Pictures aside, quote the whole listing exactly.

Supplied information:
--
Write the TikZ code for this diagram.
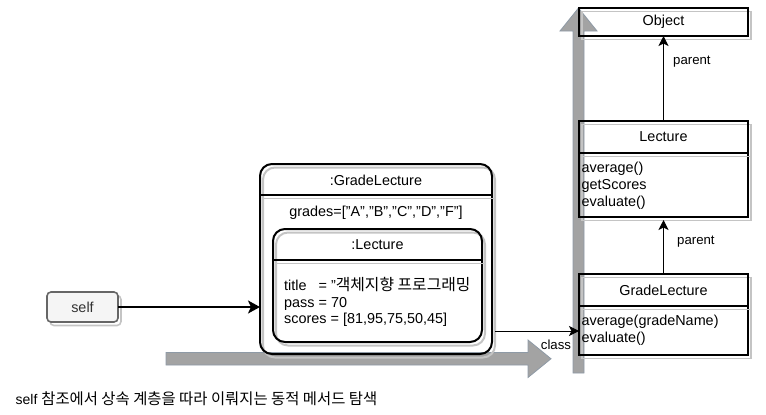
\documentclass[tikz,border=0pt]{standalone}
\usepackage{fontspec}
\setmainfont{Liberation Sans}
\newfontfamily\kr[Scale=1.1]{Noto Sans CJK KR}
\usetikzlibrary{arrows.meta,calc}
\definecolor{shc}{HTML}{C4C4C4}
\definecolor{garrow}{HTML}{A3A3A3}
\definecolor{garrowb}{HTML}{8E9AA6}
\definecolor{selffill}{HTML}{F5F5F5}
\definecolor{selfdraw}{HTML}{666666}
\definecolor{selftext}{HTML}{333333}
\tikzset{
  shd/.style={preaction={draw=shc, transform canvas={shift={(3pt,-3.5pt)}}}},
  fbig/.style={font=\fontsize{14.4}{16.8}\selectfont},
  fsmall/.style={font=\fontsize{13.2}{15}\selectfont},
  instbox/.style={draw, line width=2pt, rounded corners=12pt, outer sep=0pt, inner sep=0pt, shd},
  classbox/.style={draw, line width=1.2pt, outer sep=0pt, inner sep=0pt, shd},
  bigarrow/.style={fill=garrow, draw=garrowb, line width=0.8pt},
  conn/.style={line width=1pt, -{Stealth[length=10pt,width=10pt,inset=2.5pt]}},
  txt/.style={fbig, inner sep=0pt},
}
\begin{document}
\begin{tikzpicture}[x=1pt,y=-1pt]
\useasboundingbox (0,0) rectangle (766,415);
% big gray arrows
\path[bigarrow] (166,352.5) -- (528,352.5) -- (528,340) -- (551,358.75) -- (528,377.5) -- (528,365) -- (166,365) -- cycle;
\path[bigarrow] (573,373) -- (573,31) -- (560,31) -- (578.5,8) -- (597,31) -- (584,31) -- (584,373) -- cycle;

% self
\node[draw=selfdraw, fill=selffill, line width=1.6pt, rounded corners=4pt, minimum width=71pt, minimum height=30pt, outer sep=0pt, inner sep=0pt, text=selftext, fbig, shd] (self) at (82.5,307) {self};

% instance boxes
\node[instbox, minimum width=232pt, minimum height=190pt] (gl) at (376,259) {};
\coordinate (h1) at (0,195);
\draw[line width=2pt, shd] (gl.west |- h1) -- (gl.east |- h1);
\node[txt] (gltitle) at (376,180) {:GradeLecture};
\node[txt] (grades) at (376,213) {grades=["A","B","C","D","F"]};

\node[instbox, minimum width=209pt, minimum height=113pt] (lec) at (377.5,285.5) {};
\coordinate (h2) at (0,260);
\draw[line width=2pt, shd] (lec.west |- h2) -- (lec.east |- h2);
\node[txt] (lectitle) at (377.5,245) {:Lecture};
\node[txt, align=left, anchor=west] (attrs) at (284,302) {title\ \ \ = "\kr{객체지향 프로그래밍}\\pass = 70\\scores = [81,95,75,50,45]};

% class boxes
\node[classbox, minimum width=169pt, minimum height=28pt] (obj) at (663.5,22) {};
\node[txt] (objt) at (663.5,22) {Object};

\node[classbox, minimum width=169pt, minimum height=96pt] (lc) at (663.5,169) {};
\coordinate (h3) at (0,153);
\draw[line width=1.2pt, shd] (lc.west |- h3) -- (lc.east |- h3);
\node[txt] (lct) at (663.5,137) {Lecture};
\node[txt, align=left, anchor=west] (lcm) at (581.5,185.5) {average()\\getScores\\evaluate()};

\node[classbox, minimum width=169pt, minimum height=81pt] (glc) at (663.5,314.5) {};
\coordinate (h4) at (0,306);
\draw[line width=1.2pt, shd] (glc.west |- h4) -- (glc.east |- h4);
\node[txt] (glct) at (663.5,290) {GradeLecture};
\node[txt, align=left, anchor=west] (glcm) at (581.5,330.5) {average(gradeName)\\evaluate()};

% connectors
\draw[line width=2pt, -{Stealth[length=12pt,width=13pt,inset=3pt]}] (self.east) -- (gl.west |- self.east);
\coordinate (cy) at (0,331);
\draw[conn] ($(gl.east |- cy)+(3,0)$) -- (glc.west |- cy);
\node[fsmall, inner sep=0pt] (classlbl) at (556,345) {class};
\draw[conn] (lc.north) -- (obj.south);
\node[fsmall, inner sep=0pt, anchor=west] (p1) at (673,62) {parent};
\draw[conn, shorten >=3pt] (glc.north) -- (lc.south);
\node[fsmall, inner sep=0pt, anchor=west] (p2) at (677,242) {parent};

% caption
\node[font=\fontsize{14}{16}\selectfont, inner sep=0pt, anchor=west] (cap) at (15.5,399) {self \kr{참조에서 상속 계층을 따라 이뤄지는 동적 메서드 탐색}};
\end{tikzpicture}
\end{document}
--
Task solution:
Write the TikZ code for this diagram.
\documentclass[tikz,border=0pt]{standalone}
\usepackage{fontspec}
\setmainfont{Liberation Sans}
\newfontfamily\kr[Scale=1.1]{Noto Sans CJK KR}
\usetikzlibrary{arrows.meta,calc}
\definecolor{shc}{HTML}{C4C4C4}
\definecolor{garrow}{HTML}{A3A3A3}
\definecolor{garrowb}{HTML}{8E9AA6}
\definecolor{selffill}{HTML}{F5F5F5}
\definecolor{selfdraw}{HTML}{666666}
\definecolor{selftext}{HTML}{333333}
\tikzset{
  shd/.style={preaction={draw=shc, transform canvas={shift={(3pt,-3.5pt)}}}},
  fbig/.style={font=\fontsize{14.4}{16.8}\selectfont},
  fsmall/.style={font=\fontsize{13.2}{15}\selectfont},
  instbox/.style={draw, line width=2pt, rounded corners=12pt, outer sep=0pt, inner sep=0pt, shd},
  classbox/.style={draw, line width=1.2pt, outer sep=0pt, inner sep=0pt, shd},
  bigarrow/.style={fill=garrow, draw=garrowb, line width=0.8pt},
  conn/.style={line width=1pt, -{Stealth[length=10pt,width=10pt,inset=2.5pt]}},
  txt/.style={fbig, inner sep=0pt},
}
\begin{document}
\begin{tikzpicture}[x=1pt,y=-1pt]
\useasboundingbox (0,0) rectangle (766,415);
% big gray arrows
\path[bigarrow] (166,352.5) -- (528,352.5) -- (528,340) -- (551,358.75) -- (528,377.5) -- (528,365) -- (166,365) -- cycle;
\path[bigarrow] (573,373) -- (573,31) -- (560,31) -- (578.5,8) -- (597,31) -- (584,31) -- (584,373) -- cycle;

% self
\node[draw=selfdraw, fill=selffill, line width=1.6pt, rounded corners=4pt, minimum width=71pt, minimum height=30pt, outer sep=0pt, inner sep=0pt, text=selftext, fbig, shd] (self) at (82.5,307) {self};

% instance boxes
\node[instbox, minimum width=232pt, minimum height=190pt] (gl) at (376,259) {};
\coordinate (h1) at (0,195);
\draw[line width=2pt, shd] (gl.west |- h1) -- (gl.east |- h1);
\node[txt] (gltitle) at (376,180) {:GradeLecture};
\node[txt] (grades) at (376,213) {grades=["A","B","C","D","F"]};

\node[instbox, minimum width=209pt, minimum height=113pt] (lec) at (377.5,285.5) {};
\coordinate (h2) at (0,260);
\draw[line width=2pt, shd] (lec.west |- h2) -- (lec.east |- h2);
\node[txt] (lectitle) at (377.5,245) {:Lecture};
\node[txt, align=left, anchor=west] (attrs) at (284,302) {title\ \ \ = "\kr{객체지향 프로그래밍}\\pass = 70\\scores = [81,95,75,50,45]};

% class boxes
\node[classbox, minimum width=169pt, minimum height=28pt] (obj) at (663.5,22) {};
\node[txt] (objt) at (663.5,22) {Object};

\node[classbox, minimum width=169pt, minimum height=96pt] (lc) at (663.5,169) {};
\coordinate (h3) at (0,153);
\draw[line width=1.2pt, shd] (lc.west |- h3) -- (lc.east |- h3);
\node[txt] (lct) at (663.5,137) {Lecture};
\node[txt, align=left, anchor=west] (lcm) at (581.5,185.5) {average()\\getScores\\evaluate()};

\node[classbox, minimum width=169pt, minimum height=81pt] (glc) at (663.5,314.5) {};
\coordinate (h4) at (0,306);
\draw[line width=1.2pt, shd] (glc.west |- h4) -- (glc.east |- h4);
\node[txt] (glct) at (663.5,290) {GradeLecture};
\node[txt, align=left, anchor=west] (glcm) at (581.5,330.5) {average(gradeName)\\evaluate()};

% connectors
\draw[line width=2pt, -{Stealth[length=12pt,width=13pt,inset=3pt]}] (self.east) -- (gl.west |- self.east);
\coordinate (cy) at (0,331);
\draw[conn] ($(gl.east |- cy)+(3,0)$) -- (glc.west |- cy);
\node[fsmall, inner sep=0pt] (classlbl) at (556,345) {class};
\draw[conn] (lc.north) -- (obj.south);
\node[fsmall, inner sep=0pt, anchor=west] (p1) at (673,62) {parent};
\draw[conn, shorten >=3pt] (glc.north) -- (lc.south);
\node[fsmall, inner sep=0pt, anchor=west] (p2) at (677,242) {parent};

% caption
\node[font=\fontsize{14}{16}\selectfont, inner sep=0pt, anchor=west] (cap) at (15.5,399) {self \kr{참조에서 상속 계층을 따라 이뤄지는 동적 메서드 탐색}};
\end{tikzpicture}
\end{document}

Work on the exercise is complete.